My wife’s Canadian upbringing in East York and Mississauga followed roughly similar lines, albeit perhaps with a little less adventure than mine. Childhoods like ours were considered normal back then. Nowadays, though, they might get parents into trouble.

Haidt traces the change to a trend that started in the 1980s and substantially accelerated in the 1990s. Parenting became more protective and fearful, with a corresponding diminution in free play. Consequently, the “small-scale challenges and setbacks” that function “like an inoculation” preparing children for life’s greater challenges were either significantly reduced or disappeared entirely.

In Haidt’s view, free play is a necessity for development. It’s “the way children naturally develop social skills, overcome anxiety, and become self-governing young adults.” Play should even have an element of physical risk. Exposure to the possibility of minor injuries is a feature, not a bug.

Defining acceptable risk is necessarily a subjective exercise. As an approximate rule of thumb, Haidt quotes the University of British Columbia’s Mariana Brussoni to the effect that playgrounds should be designed to “keep them as safe as necessary, not as safe as possible.”

Haidt describes the human brain as having two subsystems. There’s discover mode and defend mode. And children born after 1995 are more likely to default to the latter.

Discover mode habituates a child to look at the world positively. It’s a place to search out opportunities and think for yourself. If a single phrase can encapsulate attitude, it would be let me grow!

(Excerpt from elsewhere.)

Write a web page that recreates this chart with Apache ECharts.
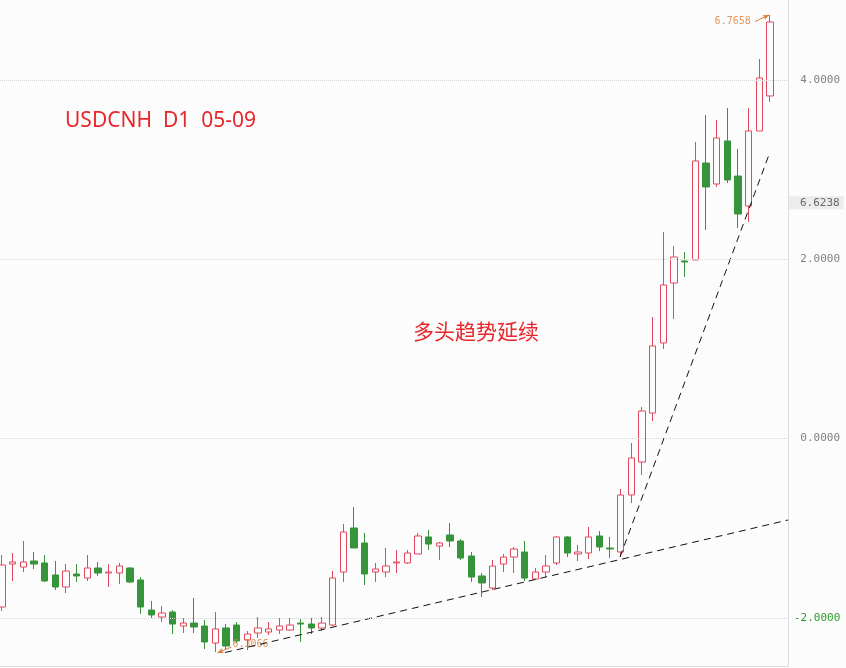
<!DOCTYPE html>
<html><head><meta charset="utf-8">
<script src="https://cdn.jsdelivr.net/npm/echarts@6/dist/echarts.min.js"></script>
<style>html,body{margin:0;padding:0;background:#fcfcfc}#c{width:846px;height:668px}</style>
</head><body><div id="c"></div>
<script>
// Daily candles, values in the chart's own axis units (labels 4 / 2 / 0 / -2)
const opens  = [-1.879,-1.400,-1.433,-1.366,-1.388,-1.522,-1.656,-1.511,-1.556,-1.444,-1.500,-1.500,-1.444,-1.578,-1.913,-1.991,-1.935,-2.091,-2.058,-2.091,-2.281,-2.113,-2.080,-2.247,-2.169,-2.158,-2.136,-2.136,-2.058,-2.069,-2.113,-2.080,-1.489,-0.998,-1.165,-1.489,-1.489,-1.388,-1.388,-1.288,-1.098,-1.199,-1.076,-1.143,-1.310,-1.533,-1.667,-1.400,-1.322,-1.266,-1.567,-1.489,-1.388,-1.098,-1.288,-1.277,-1.087,-1.221,-1.266,-0.630,-0.262,0.284,1.065,1.734,1.979,1.991,3.072,2.838,3.318,2.927,2.593,3.429,3.820];
const closes = [-1.411,-1.377,-1.377,-1.400,-1.589,-1.656,-1.478,-1.533,-1.444,-1.500,-1.489,-1.422,-1.600,-1.879,-1.968,-1.946,-2.069,-2.058,-2.102,-2.269,-2.124,-2.314,-2.258,-2.180,-2.113,-2.124,-2.091,-2.080,-2.069,-2.113,-2.058,-1.556,-1.043,-1.221,-1.511,-1.455,-1.422,-1.377,-1.277,-1.087,-1.177,-1.165,-1.143,-1.333,-1.545,-1.611,-1.422,-1.322,-1.232,-1.556,-1.489,-1.422,-1.098,-1.277,-1.266,-1.098,-1.210,-1.232,-0.630,-0.217,0.307,1.032,1.712,2.024,1.968,3.095,2.805,3.351,2.883,2.504,3.429,4.020,4.645];
const lows   = [-1.924,-1.589,-1.489,-1.455,-1.600,-1.690,-1.723,-1.600,-1.589,-1.533,-1.656,-1.623,-1.611,-1.957,-2.002,-2.046,-2.180,-2.169,-2.169,-2.347,-2.381,-2.359,-2.281,-2.359,-2.225,-2.191,-2.180,-2.147,-2.269,-2.180,-2.147,-2.091,-1.600,-1.221,-1.634,-1.600,-1.545,-1.500,-1.400,-1.288,-1.243,-1.355,-1.210,-1.355,-1.600,-1.768,-1.690,-1.489,-1.500,-1.589,-1.578,-1.545,-1.411,-1.322,-1.366,-1.344,-1.255,-1.333,-1.322,-0.719,-0.407,0.195,0.998,1.333,1.801,1.991,2.325,2.805,2.849,2.347,2.414,3.429,3.753];
const highs  = [-1.299,-1.277,-1.143,-1.266,-1.299,-1.366,-1.400,-1.400,-1.299,-1.377,-1.400,-1.388,-1.433,-1.545,-1.812,-1.868,-1.913,-2.002,-1.779,-2.024,-1.935,-2.069,-2.046,-2.147,-1.991,-2.046,-2.002,-2.002,-2.002,-2.002,-1.991,-1.478,-0.953,-0.764,-1.054,-1.388,-1.221,-1.243,-1.243,-1.054,-1.020,-1.154,-0.942,-1.121,-1.266,-1.500,-1.355,-1.288,-1.210,-1.143,-1.444,-1.299,-1.087,-1.087,-1.188,-0.987,-1.032,-1.098,-0.563,-0.050,0.351,1.355,2.303,2.147,2.080,3.307,3.608,3.552,3.686,3.229,3.686,4.232,4.723];

const yTicks = [0, 2, 4];      // gray axis labels
const yTickLow = -2;           // green axis label
const lastPrice = 2.626, lastPriceText = '6.6238';
const trendLow  = [[20.9, -2.387], [73.69, -0.909]];
const trendHigh = [[57.94, -1.3215], [72, 3.195]];
const highNote = {text: '6.7658', at: [68.5, 4.656], arrow: [[70.6, 4.650], [71.9, 4.723]]};
const lowNote  = {text: '6.3066', at: [23.3, -2.292], arrow: [[21.5, -2.325], [20.2, -2.390]]};

const chart = echarts.init(document.getElementById('c'), null, {renderer: 'canvas'});
const candles = opens.map((o, i) => [i, o, closes[i], lows[i], highs[i]]);
const orange = '#e07a30';
const mono = 'DejaVu Sans Mono';
const clear = 'rgba(0,0,0,0)';

chart.setOption({
  animation: false,
  backgroundColor: '#fcfcfc',
  title: [
    {text: 'USDCNH  D1  05-09', left: 60, top: 106,
     textStyle: {color: '#e8262b', fontSize: 21, fontWeight: 'normal', fontFamily: 'Noto Sans'}},
    {text: '多头趋势延续', left: 408, top: 316,
     textStyle: {color: '#e8262b', fontSize: 21, fontWeight: 'normal', fontFamily: 'Noto Sans CJK SC'}}
  ],
  grid: {left: 0, right: 58, top: 0, bottom: 2},
  xAxis: {type: 'value', min: -0.1875, max: 73.6875,
    axisLine: {show: true, onZero: false, lineStyle: {color: '#dcdcdc'}},
    axisTick: {show: false}, axisLabel: {show: false}, splitLine: {show: false}},
  yAxis: {type: 'value', position: 'right', min: -2.537, max: 4.890, scale: true,
    axisLine: {show: true, onZero: false, lineStyle: {color: '#dcdcdc'}},
    axisTick: {show: false}, splitLine: {show: false},
    axisLabel: {customValues: yTicks, align: 'right', margin: 52, color: '#808080',
      fontFamily: mono, fontSize: 11,
      formatter: v => Number(v).toFixed(4)}},
  series: [
    {type: 'candlestick', data: candles, barWidth: 7,
     itemStyle: {color: '#fcfcfc', color0: '#36943a', borderColor: '#e04a5e', borderColor0: '#36943a', borderWidth: 1},
     markLine: {silent: true, symbol: ['none', 'none'], label: {show: false},
       lineStyle: {type: 'dotted', color: '#d4d4d4', width: 1},
       data: yTicks.map(v => ({yAxis: v})).concat([
         {yAxis: yTickLow,
          label: {show: true, position: 'end', distance: 6, formatter: yTickLow.toFixed(4),
            color: '#2a9a2a', fontFamily: mono, fontSize: 11}},
         {yAxis: lastPrice, lineStyle: {color: clear, width: 1},
          label: {show: true, position: 'end', distance: 1, formatter: lastPriceText,
            backgroundColor: '#ececec', color: '#666', fontFamily: mono, fontSize: 11,
            padding: [1, 4, 1, 11]}}])}},
    {type: 'line', data: trendLow, symbol: 'none', silent: true,
     lineStyle: {color: '#111', width: 1, type: [7, 5]}},
    {type: 'line', data: trendHigh, symbol: 'none', silent: true,
     lineStyle: {color: '#111', width: 1, type: [7, 5]}},
    {type: 'scatter', symbolSize: 1, itemStyle: {color: clear}, silent: true,
     label: {show: true, position: 'inside', color: orange, fontFamily: mono, fontSize: 10,
       formatter: p => p.data.name},
     data: [
       {name: highNote.text, value: highNote.at},
       {name: lowNote.text, value: lowNote.at}
     ],
     markLine: {silent: true, symbol: ['none', 'arrow'], symbolSize: [4, 6], label: {show: false},
       lineStyle: {color: orange, width: 1, type: 'solid'},
       data: [
         [{coord: highNote.arrow[0]}, {coord: highNote.arrow[1]}],
         [{coord: lowNote.arrow[0]}, {coord: lowNote.arrow[1]}]
       ]}}
  ]
});
</script></body></html>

Defend mode sees the world from a different perspective. Rather than opportunity, it’s a place of danger. And the underlying attitudinal descriptor is keep me safe!

There are, of course, real dangers in the world and times when defend mode is completely appropriate. But, in Haidt’s view, a person who spends most of their time in that frame of mind is likely to learn less and grow less.

He sees the effects of this in the change that appeared around 2014 when the first members of Gen Z arrived on campus. To quote: “The only disorders that rose rapidly were psychological disorders … overwhelmingly anxiety and depression.” And he attributes it, at least in part, to a generation being raised in an environment of parental safetyism.

There’s also a riff on Lebanese-American essayist, scholar, statistician, and former options trader Nassim Taleb’s concept of antifragility. In Taleb’s telling, fragility refers to “things that are vulnerable to volatility” whereas antifragility implies being able to “gain from volatility, variability, stress and disorder.” You don’t have to be a rocket scientist to figure out which quality is preferable.

Haidt believes that children are naturally antifragile. He puts it this way: “Just as the immune system must be exposed to germs, and trees must be exposed to wind, children require exposure to setbacks, failures, shocks, and stumbles in order to develop strength and self-reliance.”

While you don’t have to buy Haidt’s entire thesis, consideration is useful. After all, resilience is a virtue worth cultivating.